## BEGIN

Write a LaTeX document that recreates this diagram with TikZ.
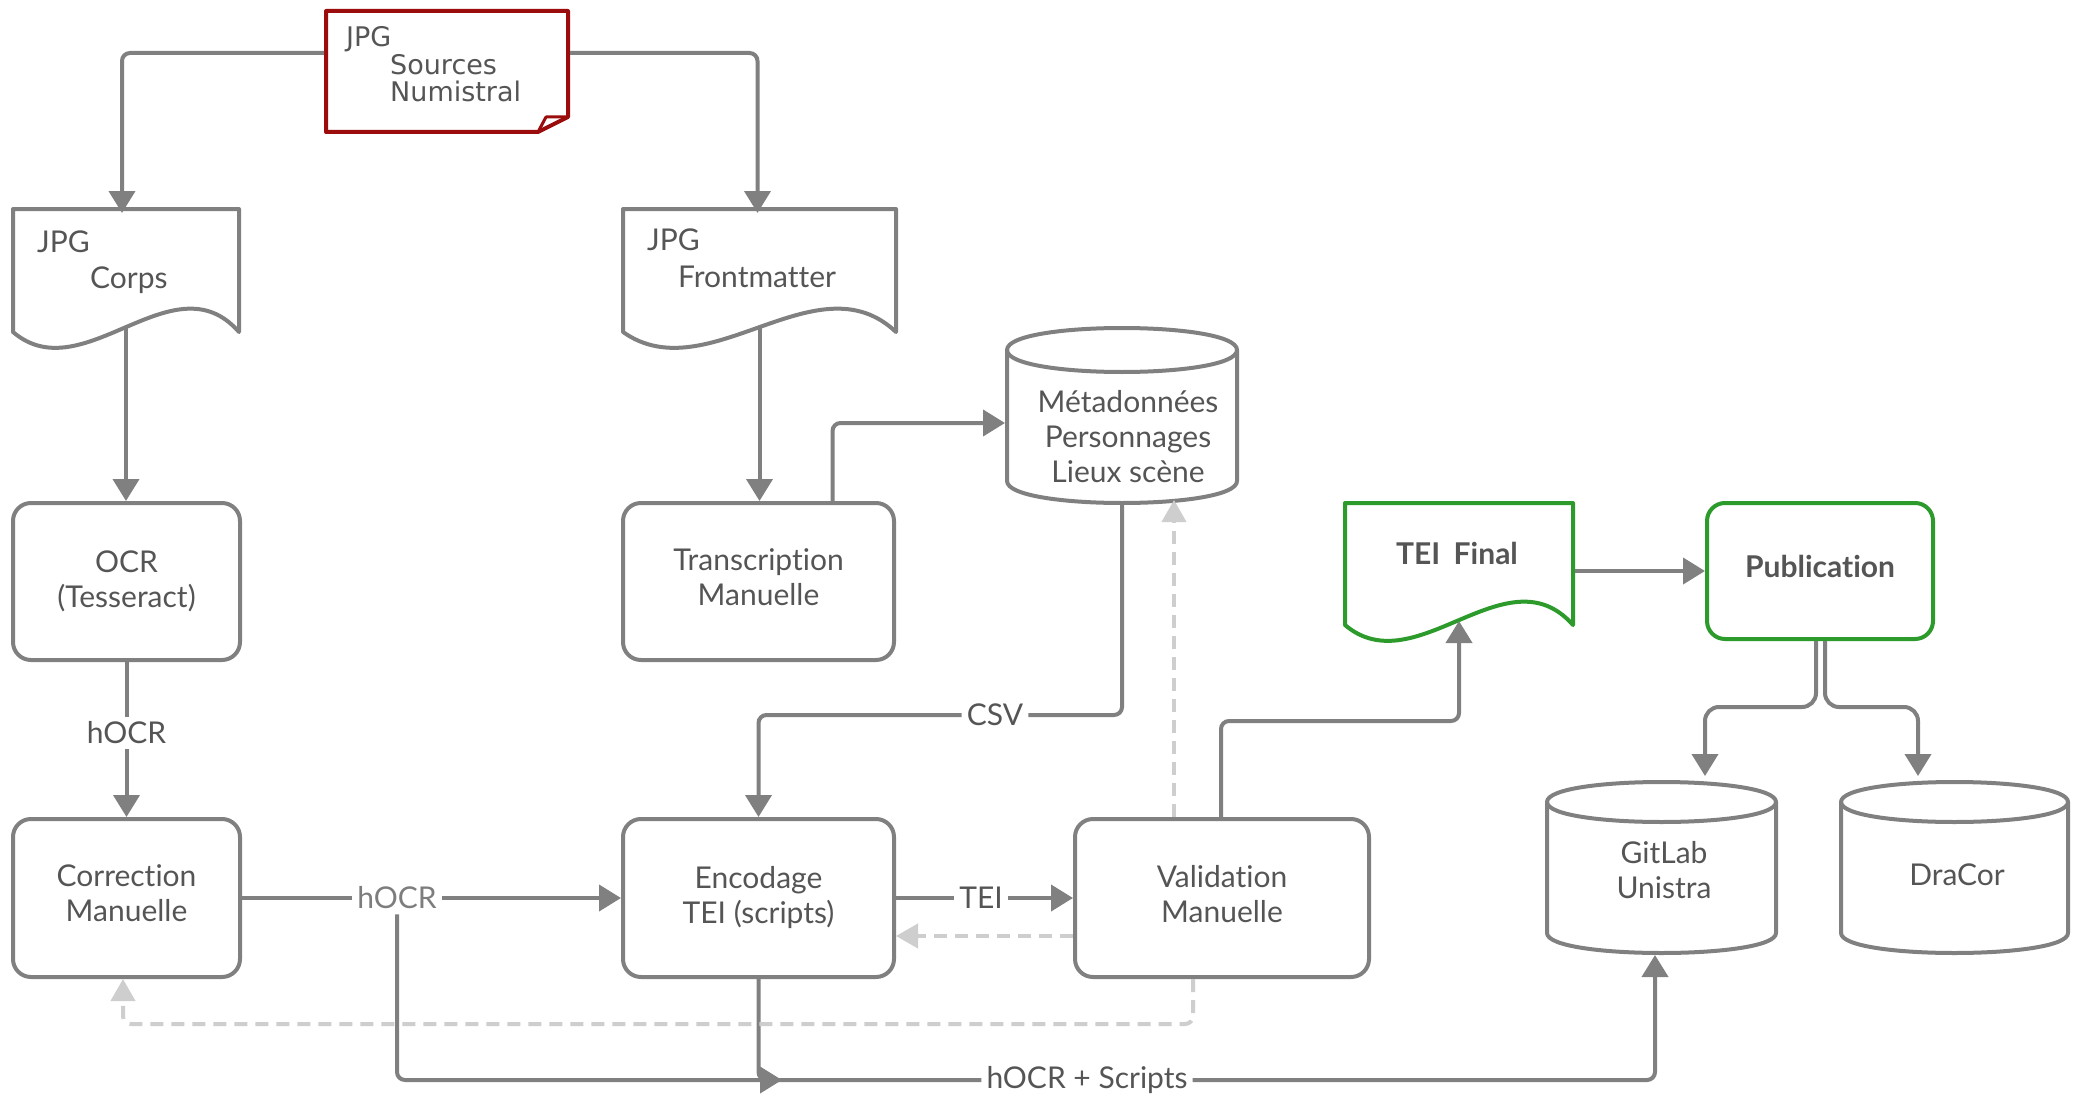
\documentclass[tikz,border=0pt]{standalone}
\usepackage{fontspec}
\setmainfont{Lato}[Ligatures={NoCommon}]
\newfontfamily\djv{DejaVu Sans}
\usetikzlibrary{arrows.meta,calc}
\definecolor{lg}{RGB}{128,128,128}
\definecolor{dg}{RGB}{206,206,206}
\definecolor{tx}{RGB}{85,85,85}
\definecolor{lt}{RGB}{125,125,125}
\definecolor{dred}{RGB}{155,12,12}
\definecolor{grn}{RGB}{44,155,44}
\newcommand\fsz{\fontsize{30pt}{35pt}\selectfont}
\newcommand\fsd{\djv\fontsize{27pt}{27pt}\selectfont}
\newcommand\dpx{\rule[-9pt]{0pt}{9pt}}
\newcommand\docshape[5]{%
  \pgfmathsetmacro\dw{#3-#1}%
  \draw[outl, draw=#5] (#1,#4) -- (#1,#2) -- (#3,#2) -- (#3,#4) .. controls ({#3-0.29*\dw},{#4-75}) and ({#1+0.31*\dw},{#4+60}) .. (#1,#4) -- cycle;}
\newcommand\cylshape[5]{%
  \pgfmathsetmacro\cyt{#2+#5}%
  \pgfmathsetmacro\cyb{#4-#5}%
  \pgfmathsetmacro\cyk{4/3*#5}%
  \draw[outl, draw=lg] (#1,\cyt) -- (#1,\cyb) .. controls ({#1},{\cyb+\cyk}) and ({#3},{\cyb+\cyk}) .. (#3,\cyb) -- (#3,\cyt) .. controls ({#3},{\cyt-\cyk}) and ({#1},{\cyt-\cyk}) .. cycle;
  \draw[line width=4pt, draw=lg] (#1,\cyt) .. controls ({#1},{\cyt+\cyk}) and ({#3},{\cyt+\cyk}) .. (#3,\cyt);}
\begin{document}
\begin{tikzpicture}[x=1pt,y=-1pt,
  every node/.style={text=tx},
  shp/.style={inner sep=0pt, outer sep=2pt, draw=none},
  rbox/.style={draw=lg, line width=4pt, rounded corners=18pt, fill=white, inner sep=0pt, font=\fsz, align=center},
  txt/.style={inner sep=0pt, font=\fsz, align=center},
  tl/.style={anchor=base west, inner sep=0pt, font=\fsz},
  lbl/.style={fill=white, inner sep=5pt, font=\fsz},
  ln/.style={draw=lg, line width=4pt, rounded corners=8pt},
  arr/.style={ln, -{Triangle[length=22pt,width=26pt]}},
  dsh/.style={draw=dg, line width=4pt, rounded corners=8pt, dash pattern=on 13pt off 8pt, -{Triangle[length=22pt,width=24pt]}},
  outl/.style={line width=4pt, fill=white, line join=round},
]
\useasboundingbox[fill=white] (0,0) rectangle (2078,1097);

% Sources
\draw[outl, draw=dred] (326,11) -- (568,11) -- (568,117) -- (538,132) -- (326,132) -- cycle;
\draw[line width=3pt, draw=dred, line join=round] (538,132) -- (546,117) -- (568,117);
\node[shp, minimum width=242pt, minimum height=121pt] (src) at (447,71.5) {};
\node[anchor=base west, inner sep=0pt, font=\fsd] (srcA) at (346,47) {JPG};
\node[anchor=base west, inner sep=0pt, font=\fsd] (srcB) at (390,75) {Sources};
\node[anchor=base west, inner sep=0pt, font=\fsd] (srcC) at (390,102) {Numistral};

% documents
\docshape{13}{209}{239}{332}{lg}
\node[shp, minimum width=226pt, minimum height=123pt] (corps) at (126,270.5) {};
\node[tl] (corpsA) at (37,252) {JPG};
\node[tl] (corpsB) at (90,288) {Corps};

\docshape{623}{209}{896}{332}{lg}
\node[shp, minimum width=273pt, minimum height=123pt] (front) at (759.5,270.5) {};
\node[tl] (frontA) at (647,250) {JPG};
\node[tl] (frontB) at (678,287) {Frontmatter};

\docshape{1345}{503}{1573}{625}{grn}
\node[shp, minimum width=228pt, minimum height=122pt] (teif) at (1459,564) {};
\node[inner sep=0pt, font=\fsz\bfseries] (teifT) at (1457,553) {TEI\hspace{0.45em}Final};

% cylinders
\cylshape{1007}{328}{1237}{503}{22}
\node[shp, minimum width=230pt, minimum height=175pt] (meta) at (1122,415.5) {};
\node[txt] (metaT) at (1128,437) {Métadonnées\\Personnages\\Lieux scène};

\cylshape{1547}{782}{1776}{953}{20}
\node[shp, minimum width=229pt, minimum height=171pt] (gitlab) at (1661.5,867.5) {};
\node[txt] (gitT) at (1664,870) {GitLab\\Unistra};

\cylshape{1841}{782}{2068}{953}{20}
\node[shp, minimum width=227pt, minimum height=171pt] (dracor) at (1954.5,867.5) {};
\node[txt] (draT) at (1957,875) {DraCor};

% boxes
\node[rbox, minimum width=227pt, minimum height=157pt] (ocr) at (126.5,581.5) {OCR\\(Tesseract)};
\node[rbox, minimum width=271pt, minimum height=157pt] (trans) at (758.5,581.5) {Transcription\\Manuelle\dpx};
\node[rbox, minimum width=227pt, minimum height=158pt] (corr) at (126.5,898) {Correction\\Manuelle\dpx};
\node[rbox, minimum width=271pt, minimum height=158pt] (enc) at (758.5,898) {Encodage\\TEI (scripts)};
\node[rbox, minimum width=294pt, minimum height=158pt] (val) at (1222,898) {Validation\\Manuelle\dpx};
\node[rbox, draw=grn, minimum width=226pt, minimum height=136pt, font=\fsz\bfseries] (pub) at (1820,571) {Publication\dpx};

% labels
\node[lbl] (l1) at (126.5,733) {hOCR};
\node[lbl, text=lt] (h2) at (397,898) {hOCR};
\node[lbl] (csv) at (995,715) {CSV};
\node[lbl] (tei) at (981,898) {TEI};
\node[lbl] (hs) at (1087,1080) {hOCR + Scripts};
\coordinate (m) at (782,1080);

% connectors
\draw[arr] ([yshift=18.5pt]src.west) -| ([xshift=-4pt,yshift=-6pt]corps.north);
\draw[arr] ([yshift=18.5pt]src.east) -| ([xshift=-2pt,yshift=-6pt]front.north);
\draw[arr] ([yshift=8pt]corps.south) -- (corps.south |- ocr.north);
\draw[ln] (ocr.south) -- (l1.north);
\draw[arr] (l1.south) -- (corr.north);
\draw[arr] ([yshift=8pt]front.south) -- (front.south |- trans.north);
\draw[arr] ([xshift=74pt]trans.north) |- ([yshift=-7.5pt]meta.west);
\draw[ln] (meta.south) |- (csv.east);
\draw[arr] (csv.west) -| (enc.north);
\draw[ln] (corr.east) -- (h2.west);
\draw[arr] (h2.east) -- (enc.west);
\draw[arr] (h2.south) |- (m);
\draw[ln] (enc.south) |- (hs.west);
\draw[arr] (hs.east) -| ([xshift=-6.5pt]gitlab.south);
\draw[ln] (enc.east) -- (tei.west);
\draw[arr] (tei.east) -- (val.west);
\draw[dsh] ([yshift=-38pt]val.west) -- ([yshift=-38pt]enc.east);
\draw[dsh] ([xshift=-48pt]val.north) -- ([xshift=52pt,yshift=5pt]meta.south);
\draw[dsh] ([xshift=-29pt]val.south) -- ++(0,45) -| ([xshift=-3.5pt]corr.south);
\draw[arr] ([xshift=-1pt]val.north) -- ++(0,-96) -| ([yshift=6pt]teif.south);
\draw[arr] (teif.east |- pub.west) -- (pub.west);
\draw[arr, rounded corners=14pt] ([xshift=-4pt]pub.south) -- ++(0,66) -| ([xshift=43.5pt,yshift=4pt]gitlab.north);
\draw[arr, rounded corners=14pt] ([xshift=5pt]pub.south) -- ++(0,66) -| ([xshift=-36.5pt,yshift=4pt]dracor.north);
\end{tikzpicture}
\end{document}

## END

• TASK GOAL
Give the data above again in full and unchanged, skipping the pictures.

• SOLVED EXERCISE
Write a LaTeX document that recreates this diagram with TikZ.
\documentclass[tikz,border=0pt]{standalone}
\usepackage{fontspec}
\setmainfont{Lato}[Ligatures={NoCommon}]
\newfontfamily\djv{DejaVu Sans}
\usetikzlibrary{arrows.meta,calc}
\definecolor{lg}{RGB}{128,128,128}
\definecolor{dg}{RGB}{206,206,206}
\definecolor{tx}{RGB}{85,85,85}
\definecolor{lt}{RGB}{125,125,125}
\definecolor{dred}{RGB}{155,12,12}
\definecolor{grn}{RGB}{44,155,44}
\newcommand\fsz{\fontsize{30pt}{35pt}\selectfont}
\newcommand\fsd{\djv\fontsize{27pt}{27pt}\selectfont}
\newcommand\dpx{\rule[-9pt]{0pt}{9pt}}
\newcommand\docshape[5]{%
  \pgfmathsetmacro\dw{#3-#1}%
  \draw[outl, draw=#5] (#1,#4) -- (#1,#2) -- (#3,#2) -- (#3,#4) .. controls ({#3-0.29*\dw},{#4-75}) and ({#1+0.31*\dw},{#4+60}) .. (#1,#4) -- cycle;}
\newcommand\cylshape[5]{%
  \pgfmathsetmacro\cyt{#2+#5}%
  \pgfmathsetmacro\cyb{#4-#5}%
  \pgfmathsetmacro\cyk{4/3*#5}%
  \draw[outl, draw=lg] (#1,\cyt) -- (#1,\cyb) .. controls ({#1},{\cyb+\cyk}) and ({#3},{\cyb+\cyk}) .. (#3,\cyb) -- (#3,\cyt) .. controls ({#3},{\cyt-\cyk}) and ({#1},{\cyt-\cyk}) .. cycle;
  \draw[line width=4pt, draw=lg] (#1,\cyt) .. controls ({#1},{\cyt+\cyk}) and ({#3},{\cyt+\cyk}) .. (#3,\cyt);}
\begin{document}
\begin{tikzpicture}[x=1pt,y=-1pt,
  every node/.style={text=tx},
  shp/.style={inner sep=0pt, outer sep=2pt, draw=none},
  rbox/.style={draw=lg, line width=4pt, rounded corners=18pt, fill=white, inner sep=0pt, font=\fsz, align=center},
  txt/.style={inner sep=0pt, font=\fsz, align=center},
  tl/.style={anchor=base west, inner sep=0pt, font=\fsz},
  lbl/.style={fill=white, inner sep=5pt, font=\fsz},
  ln/.style={draw=lg, line width=4pt, rounded corners=8pt},
  arr/.style={ln, -{Triangle[length=22pt,width=26pt]}},
  dsh/.style={draw=dg, line width=4pt, rounded corners=8pt, dash pattern=on 13pt off 8pt, -{Triangle[length=22pt,width=24pt]}},
  outl/.style={line width=4pt, fill=white, line join=round},
]
\useasboundingbox[fill=white] (0,0) rectangle (2078,1097);

% Sources
\draw[outl, draw=dred] (326,11) -- (568,11) -- (568,117) -- (538,132) -- (326,132) -- cycle;
\draw[line width=3pt, draw=dred, line join=round] (538,132) -- (546,117) -- (568,117);
\node[shp, minimum width=242pt, minimum height=121pt] (src) at (447,71.5) {};
\node[anchor=base west, inner sep=0pt, font=\fsd] (srcA) at (346,47) {JPG};
\node[anchor=base west, inner sep=0pt, font=\fsd] (srcB) at (390,75) {Sources};
\node[anchor=base west, inner sep=0pt, font=\fsd] (srcC) at (390,102) {Numistral};

% documents
\docshape{13}{209}{239}{332}{lg}
\node[shp, minimum width=226pt, minimum height=123pt] (corps) at (126,270.5) {};
\node[tl] (corpsA) at (37,252) {JPG};
\node[tl] (corpsB) at (90,288) {Corps};

\docshape{623}{209}{896}{332}{lg}
\node[shp, minimum width=273pt, minimum height=123pt] (front) at (759.5,270.5) {};
\node[tl] (frontA) at (647,250) {JPG};
\node[tl] (frontB) at (678,287) {Frontmatter};

\docshape{1345}{503}{1573}{625}{grn}
\node[shp, minimum width=228pt, minimum height=122pt] (teif) at (1459,564) {};
\node[inner sep=0pt, font=\fsz\bfseries] (teifT) at (1457,553) {TEI\hspace{0.45em}Final};

% cylinders
\cylshape{1007}{328}{1237}{503}{22}
\node[shp, minimum width=230pt, minimum height=175pt] (meta) at (1122,415.5) {};
\node[txt] (metaT) at (1128,437) {Métadonnées\\Personnages\\Lieux scène};

\cylshape{1547}{782}{1776}{953}{20}
\node[shp, minimum width=229pt, minimum height=171pt] (gitlab) at (1661.5,867.5) {};
\node[txt] (gitT) at (1664,870) {GitLab\\Unistra};

\cylshape{1841}{782}{2068}{953}{20}
\node[shp, minimum width=227pt, minimum height=171pt] (dracor) at (1954.5,867.5) {};
\node[txt] (draT) at (1957,875) {DraCor};

% boxes
\node[rbox, minimum width=227pt, minimum height=157pt] (ocr) at (126.5,581.5) {OCR\\(Tesseract)};
\node[rbox, minimum width=271pt, minimum height=157pt] (trans) at (758.5,581.5) {Transcription\\Manuelle\dpx};
\node[rbox, minimum width=227pt, minimum height=158pt] (corr) at (126.5,898) {Correction\\Manuelle\dpx};
\node[rbox, minimum width=271pt, minimum height=158pt] (enc) at (758.5,898) {Encodage\\TEI (scripts)};
\node[rbox, minimum width=294pt, minimum height=158pt] (val) at (1222,898) {Validation\\Manuelle\dpx};
\node[rbox, draw=grn, minimum width=226pt, minimum height=136pt, font=\fsz\bfseries] (pub) at (1820,571) {Publication\dpx};

% labels
\node[lbl] (l1) at (126.5,733) {hOCR};
\node[lbl, text=lt] (h2) at (397,898) {hOCR};
\node[lbl] (csv) at (995,715) {CSV};
\node[lbl] (tei) at (981,898) {TEI};
\node[lbl] (hs) at (1087,1080) {hOCR + Scripts};
\coordinate (m) at (782,1080);

% connectors
\draw[arr] ([yshift=18.5pt]src.west) -| ([xshift=-4pt,yshift=-6pt]corps.north);
\draw[arr] ([yshift=18.5pt]src.east) -| ([xshift=-2pt,yshift=-6pt]front.north);
\draw[arr] ([yshift=8pt]corps.south) -- (corps.south |- ocr.north);
\draw[ln] (ocr.south) -- (l1.north);
\draw[arr] (l1.south) -- (corr.north);
\draw[arr] ([yshift=8pt]front.south) -- (front.south |- trans.north);
\draw[arr] ([xshift=74pt]trans.north) |- ([yshift=-7.5pt]meta.west);
\draw[ln] (meta.south) |- (csv.east);
\draw[arr] (csv.west) -| (enc.north);
\draw[ln] (corr.east) -- (h2.west);
\draw[arr] (h2.east) -- (enc.west);
\draw[arr] (h2.south) |- (m);
\draw[ln] (enc.south) |- (hs.west);
\draw[arr] (hs.east) -| ([xshift=-6.5pt]gitlab.south);
\draw[ln] (enc.east) -- (tei.west);
\draw[arr] (tei.east) -- (val.west);
\draw[dsh] ([yshift=-38pt]val.west) -- ([yshift=-38pt]enc.east);
\draw[dsh] ([xshift=-48pt]val.north) -- ([xshift=52pt,yshift=5pt]meta.south);
\draw[dsh] ([xshift=-29pt]val.south) -- ++(0,45) -| ([xshift=-3.5pt]corr.south);
\draw[arr] ([xshift=-1pt]val.north) -- ++(0,-96) -| ([yshift=6pt]teif.south);
\draw[arr] (teif.east |- pub.west) -- (pub.west);
\draw[arr, rounded corners=14pt] ([xshift=-4pt]pub.south) -- ++(0,66) -| ([xshift=43.5pt,yshift=4pt]gitlab.north);
\draw[arr, rounded corners=14pt] ([xshift=5pt]pub.south) -- ++(0,66) -| ([xshift=-36.5pt,yshift=4pt]dracor.north);
\end{tikzpicture}
\end{document}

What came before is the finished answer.